The Edit Bay - A Romanticized View of One Editor’s Relationship With Four Walls

Josh Short Edit Suite

For four years I worked in a glorified closet otherwise known as my editing bay. My room was approximately 6’ wide by 9’ long. It had neutral gray walls and a desk that squeezed all the way across the back wall.

On my desk sat the mixer, mouse, colorful keyboard and phone hidden way off in the corner. Whoever calls the editor for their opinion? Beside my two 23” monitors were two giant oddly colored speakers. On top of one of the speakers was a picture of my wife and I when we were teenagers sitting by a fountain. There were two fortune cookie fortunes taped to the desk. My goal of finding enough good ones to stretch all the way across was never completed.

I was seated with my back to the wooden door that I accidently got Sharpie marker all over one time when keeping track of a contest with a co-worker. This experience taught me two things. 1) Sharpies bleed through cheap paper and 2) an over-the-door coat rack hides Sharpie on wooden doors very well. I believe I won whatever that contest was.

There were overhead fluorescent lights that were never on. One of the many signals that someone had been in my edit bay was if these lights were on. There were two dimmable track lights that lit the room but not my monitors. I went a year with one of the bulbs out before my production manager turned the fluorescent lights on and fixed it when I wasn’t there.

To my left was a black filing cabinet. Paperwork gathered there to die but it was mainly used to hide snacks and the best K-cups for our coffee machine. There was a white bookshelf against the wall where you entered, which housed all the script books (in alphabetical order), change order sheets and hard drives.

Maybe I’m mildly obsessive-compulsive about my edit bay, maybe not. I could find anything in that room with my eyes closed. Anything.

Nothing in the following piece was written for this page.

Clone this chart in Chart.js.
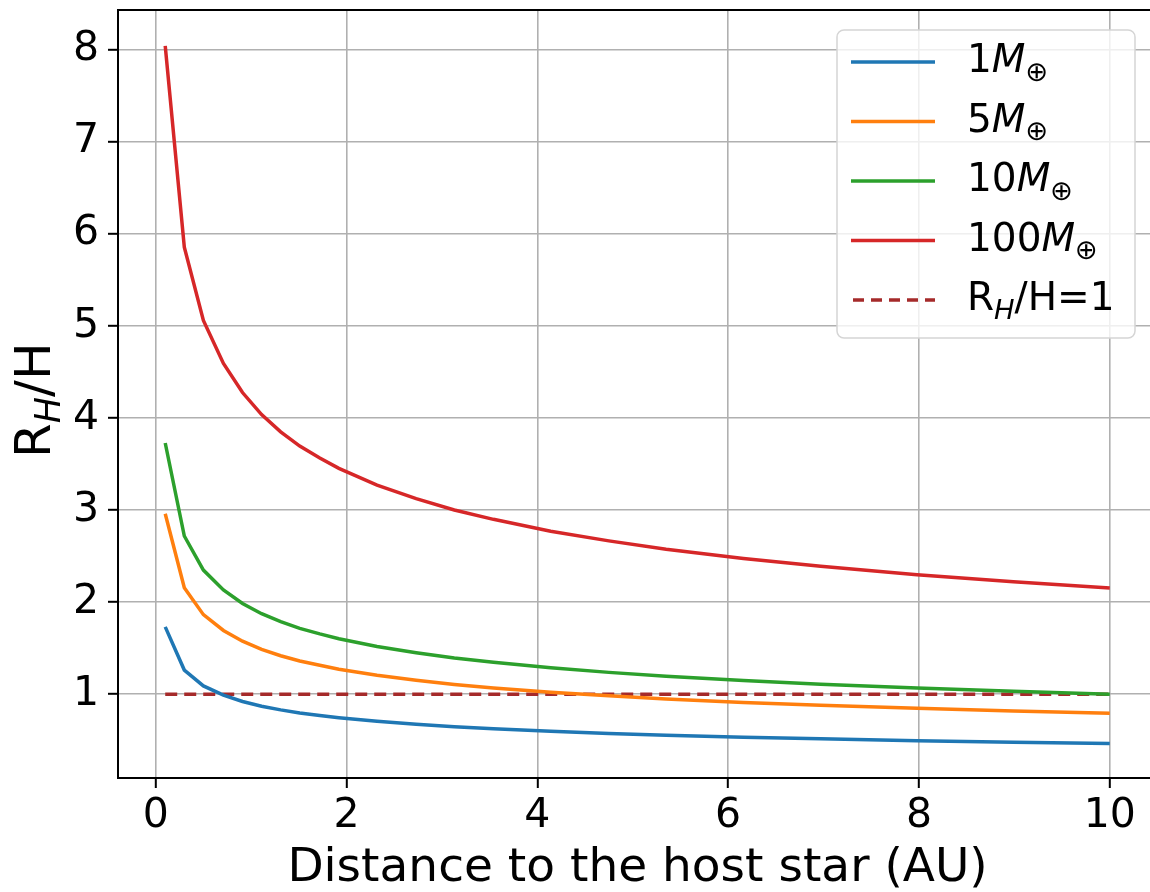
<!DOCTYPE html>
<html>
<head>
<meta charset="utf-8">
<script src="https://cdn.jsdelivr.net/npm/chart.js@4.4.0/dist/chart.umd.min.js"></script>
<style>
  html, body { margin: 0; padding: 0; background: #fff; overflow: hidden; }
  #wrap { width: 1170px; height: 892px; }
</style>
</head>
<body>
<div id="wrap"><canvas id="hillChart"></canvas></div>
<script>
// distance (AU) and R_H/H
const distance = [0.1, 0.3, 0.5, 0.71, 0.91, 1.11, 1.31, 1.51, 1.72, 1.92, 2.32, 2.73, 3.13, 3.54, 4.14, 4.75, 5.35, 6.16, 6.97, 7.98, 8.99, 10];
const mass1 = [1.731, 1.262, 1.090, 0.990, 0.921, 0.870, 0.830, 0.796, 0.768, 0.744, 0.705, 0.673, 0.647, 0.625, 0.597, 0.574, 0.555, 0.533, 0.515, 0.495, 0.479, 0.464];
const mass5 = [2.959, 2.157, 1.864, 1.692, 1.576, 1.487, 1.418, 1.361, 1.314, 1.272, 1.205, 1.151, 1.106, 1.068, 1.021, 0.982, 0.948, 0.911, 0.880, 0.847, 0.818, 0.794];
const mass10 = [3.728, 2.718, 2.348, 2.132, 1.985, 1.874, 1.787, 1.715, 1.655, 1.603, 1.518, 1.450, 1.393, 1.346, 1.286, 1.237, 1.195, 1.148, 1.109, 1.067, 1.031, 1.000];
const mass100 = [8.040, 5.855, 5.058, 4.592, 4.276, 4.037, 3.849, 3.694, 3.565, 3.453, 3.270, 3.123, 3.001, 2.899, 2.770, 2.665, 2.574, 2.473, 2.389, 2.298, 2.221, 2.154];
const refX = [0.1, 10];
const refY = [1, 1];
const xTicks = [0, 2, 4, 6, 8, 10];
const yTicks = [1, 2, 3, 4, 5, 6, 7, 8];

const FONT = "'DejaVu Sans', sans-serif";

function toPoints(xs, ys) {
    return xs.map((x, i) => ({ x: x, y: ys[i] }));
}

// legend entries: [colour, dashed, text parts]
const legendItems = [
    ['#1f77b4', false, [['1'], ['M', 'i'], ['⊕', 's']]],
    ['#ff7f0e', false, [['5'], ['M', 'i'], ['⊕', 's']]],
    ['#2ca02c', false, [['10'], ['M', 'i'], ['⊕', 's']]],
    ['#d62728', false, [['100'], ['M', 'i'], ['⊕', 's']]],
    ['#a52a2a', true, [['R'], ['H', 'is'], ['/H=1']]]
];

// draw mixed text: parts are [text, flags], i = italic, s = subscript
function drawRich(ctx, x, y, parts, size) {
    ctx.textBaseline = 'middle';
    ctx.textAlign = 'left';
    parts.forEach(p => {
        const flags = p[1] || '';
        const sub = flags.includes('s');
        const fs = sub ? size * 0.7 : size;
        ctx.font = (flags.includes('i') ? 'italic ' : '') + fs + 'px ' + FONT;
        ctx.fillText(p[0], x, sub ? y + size * 0.3 : y);
        x += ctx.measureText(p[0]).width;
    });
}

const extras = {
    id: 'extras',
    afterDraw(chart) {
        const ctx = chart.ctx;
        const area = chart.chartArea;
        ctx.save();
        // top spine
        ctx.strokeStyle = '#000';
        ctx.lineWidth = 2;
        ctx.beginPath();
        ctx.moveTo(area.left - 1, area.top);
        ctx.lineTo(area.right + 1, area.top);
        ctx.stroke();

        // y axis title
        ctx.save();
        ctx.translate(50, 458);
        ctx.rotate(-Math.PI / 2);
        ctx.fillStyle = '#000';
        ctx.font = '50px ' + FONT;
        ctx.textBaseline = 'alphabetic';
        let x = 0;
        ctx.fillText('R', x, 0); x += ctx.measureText('R').width;
        ctx.font = 'italic 35px ' + FONT;
        ctx.fillText('H', x, 10); x += ctx.measureText('H').width;
        ctx.font = '50px ' + FONT;
        ctx.fillText('/H', x, 0);
        ctx.restore();

        // legend box
        const bx = 837, by = 30, bw = 298, bh = 308, r = 7;
        ctx.beginPath();
        ctx.moveTo(bx + r, by);
        ctx.arcTo(bx + bw, by, bx + bw, by + bh, r);
        ctx.arcTo(bx + bw, by + bh, bx, by + bh, r);
        ctx.arcTo(bx, by + bh, bx, by, r);
        ctx.arcTo(bx, by, bx + bw, by, r);
        ctx.closePath();
        ctx.fillStyle = 'rgba(255,255,255,0.8)';
        ctx.fill();
        ctx.strokeStyle = '#d5d5d5';
        ctx.lineWidth = 1.5;
        ctx.stroke();

        legendItems.forEach((item, i) => {
            const cy = 62 + i * 59.5;
            ctx.strokeStyle = item[0];
            ctx.lineWidth = 3.5;
            ctx.setLineDash(item[1] ? [11, 7] : []);
            ctx.beginPath();
            ctx.moveTo(item[1] ? 853 : 851, cy);
            ctx.lineTo(935, cy);
            ctx.stroke();
            ctx.setLineDash([]);
            ctx.fillStyle = '#000';
            drawRich(ctx, 967, cy, item[2], 39);
        });
        ctx.restore();
    }
};

const ctx = document.getElementById('hillChart').getContext('2d');
const hillChart = new Chart(ctx, {
    type: 'line',
    data: {
        datasets: [{
            label: '1M',
            data: toPoints(distance, mass1),
            borderColor: '#1f77b4'
        }, {
            label: '5M',
            data: toPoints(distance, mass5),
            borderColor: '#ff7f0e'
        }, {
            label: '10M',
            data: toPoints(distance, mass10),
            borderColor: '#2ca02c'
        }, {
            label: '100M',
            data: toPoints(distance, mass100),
            borderColor: '#d62728'
        }, {
            label: 'RH/H=1',
            data: toPoints(refX, refY),
            borderColor: '#a52a2a',
            borderDash: [12, 7]
        }]
    },
    options: {
        responsive: true,
        maintainAspectRatio: false,
        animation: false,
        elements: {
            point: { radius: 0, hoverRadius: 0 },
            line: { tension: 0, fill: false, borderWidth: 3.5, borderCapStyle: 'butt' }
        },
        layout: {
            padding: { top: 10, right: 13, left: 0, bottom: 0 }
        },
        scales: {
            x: {
                type: 'linear',
                min: -0.395,
                max: 10.495,
                afterBuildTicks: axis => { axis.ticks = xTicks.map(v => ({ value: v })); },
                afterFit: axis => {
                    axis.height = 114;
                    axis.paddingLeft = 0;
                    axis.paddingRight = 0;
                },
                grid: {
                    color: '#b0b0b0',
                    lineWidth: 1.6,
                    tickColor: '#000',
                    tickLength: 10,
                    tickWidth: 2
                },
                border: { color: '#000', width: 2 },
                ticks: {
                    color: '#000',
                    padding: 4,
                    maxRotation: 0,
                    font: { family: FONT, size: 41 }
                },
                title: {
                    display: true,
                    text: 'Distance to the host star (AU)',
                    color: '#000',
                    padding: { top: 0, bottom: 0 },
                    font: { family: FONT, size: 47, lineHeight: 1 }
                }
            },
            y: {
                min: 0.09,
                max: 8.43,
                afterBuildTicks: axis => { axis.ticks = yTicks.map(v => ({ value: v })); },
                afterFit: axis => {
                    axis.width = 118;
                    axis.paddingTop = 0;
                    axis.paddingBottom = 0;
                },
                grid: {
                    color: '#b0b0b0',
                    lineWidth: 1.6,
                    tickColor: '#000',
                    tickLength: 10,
                    tickWidth: 2
                },
                border: { color: '#000', width: 2 },
                ticks: {
                    color: '#000',
                    padding: 9,
                    font: { family: FONT, size: 41 }
                }
            }
        },
        plugins: {
            legend: { display: false },
            tooltip: { enabled: false }
        }
    },
    plugins: [extras]
});
</script>
</body>
</html>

The edit bay in general has a daunting power about it for those unfamiliar with it. It reminds me of the Wizard of Oz when Dorothy and crew enter Oz’s chamber. They are intimidated by what is happening in front of them. How does Oz appear like that? They are scared to touch anything (and rightly so because it’s probably expensive!). He must have magical powers. It wasn’t until Toto decides to pull back the curtain and find an old man simply pulling levers and turning wheels. “Pay no attention to the man behind the curtain.”